■ **Directions for this task**
Take the listing from its first line through the line that contains "import pandas as pd" and please retype those lines exactly, leaving out the pictures.

■ **Data block**

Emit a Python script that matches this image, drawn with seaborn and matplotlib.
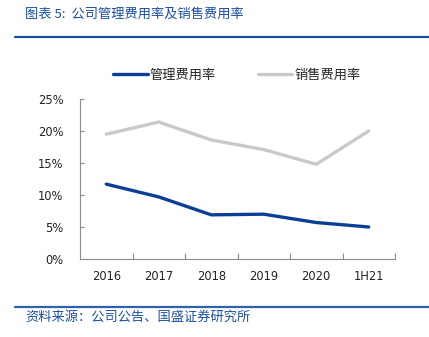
import matplotlib
matplotlib.use("Agg")
import matplotlib.pyplot as plt
from matplotlib.lines import Line2D
from matplotlib.ticker import FixedLocator, FuncFormatter
import seaborn as sns
import pandas as pd

# Data
categories = ["2016", "2017", "2018", "2019", "2020", "1H21"]
admin_rate = [11.7, 9.7, 6.9, 7.0, 5.7, 5.0]      # 管理费用率 (%)
sales_rate = [19.5, 21.4, 18.6, 17.1, 14.8, 20.0]  # 销售费用率 (%)
series_names = ["管理费用率", "销售费用率"]
y_ticks = [0, 5, 10, 15, 20, 25]

sns.set_theme(style="white")
plt.rcParams["font.family"] = ["Noto Sans CJK SC", "DejaVu Sans"]

blue = "#0b3f96"
gray = "#c9c9c9"
title_blue = "#1d4f9e"

df = pd.DataFrame({
    "x": list(range(len(categories))) * 2,
    "value": admin_rate + sales_rate,
    "series": [series_names[0]] * len(categories) + [series_names[1]] * len(categories),
})

fig = plt.figure(figsize=(4.29, 3.37), dpi=100)
ax = fig.add_axes([80 / 429, 78 / 337, 315 / 429, 160 / 337])

sns.lineplot(data=df, x="x", y="value", hue="series",
             palette={series_names[0]: blue, series_names[1]: gray},
             linewidth=2.4, ax=ax, legend=False, sort=False)

ax.set_xlim(-0.5, len(categories) - 0.5)
ax.set_ylim(0, 25)
ax.set_xlabel("")
ax.set_ylabel("")

ax.xaxis.set_major_locator(FixedLocator(range(len(categories))))
ax.set_xticklabels(categories)
ax.xaxis.set_minor_locator(FixedLocator([i + 0.5 for i in range(len(categories))]))
ax.set_yticks(y_ticks)
ax.yaxis.set_major_formatter(FuncFormatter(lambda v, p: f"{v:.0f}%"))

for s in ["top", "right"]:
    ax.spines[s].set_visible(False)
for s in ["left", "bottom"]:
    ax.spines[s].set_color("#8c8c8c")
    ax.spines[s].set_linewidth(0.8)

ax.tick_params(axis="x", which="major", length=0, pad=8, labelsize=8.3, labelcolor="#222222")
ax.tick_params(axis="x", which="minor", direction="in", length=4, width=0.8,
               color="#8c8c8c", bottom=True)
ax.tick_params(axis="y", which="major", direction="in", length=3, width=0.8,
               color="#8c8c8c", pad=12, labelsize=8.3, labelcolor="#222222", left=True)
for lab in ax.get_xticklabels() + ax.get_yticklabels():
    lab.set_family("DejaVu Sans")

handles = [Line2D([], [], color=blue, linewidth=2.4),
           Line2D([], [], color=gray, linewidth=2.4)]
fig.legend(handles, series_names, loc="center", bbox_to_anchor=(237 / 429, 1 - 75 / 337),
           ncol=2, frameon=False, fontsize=9.5, handlelength=2.6, handletextpad=0.15,
           columnspacing=3.2)

# Header and footer
fig.text(25 / 429, 1 - 14 / 337, "图表 5:  公司管理费用率及销售费用率", fontsize=9.5,
         color=title_blue, style="italic", va="center", ha="left")
fig.add_artist(Line2D([15 / 429, 1.0], [1 - 37 / 337] * 2, color="#1a4fa0", linewidth=1.6))
fig.add_artist(Line2D([15 / 429, 1.0], [1 - 307 / 337] * 2, color="#2f62aa", linewidth=1.6))
fig.text(25 / 429, 1 - 317 / 337, "资料来源：公司公告、国盛证券研究所", fontsize=9.5,
         color=title_blue, style="italic", va="center", ha="left")

fig.savefig("out.png", dpi=100)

■ **Response**
Emit a Python script that matches this image, drawn with seaborn and matplotlib.
import matplotlib
matplotlib.use("Agg")
import matplotlib.pyplot as plt
from matplotlib.lines import Line2D
from matplotlib.ticker import FixedLocator, FuncFormatter
import seaborn as sns
import pandas as pd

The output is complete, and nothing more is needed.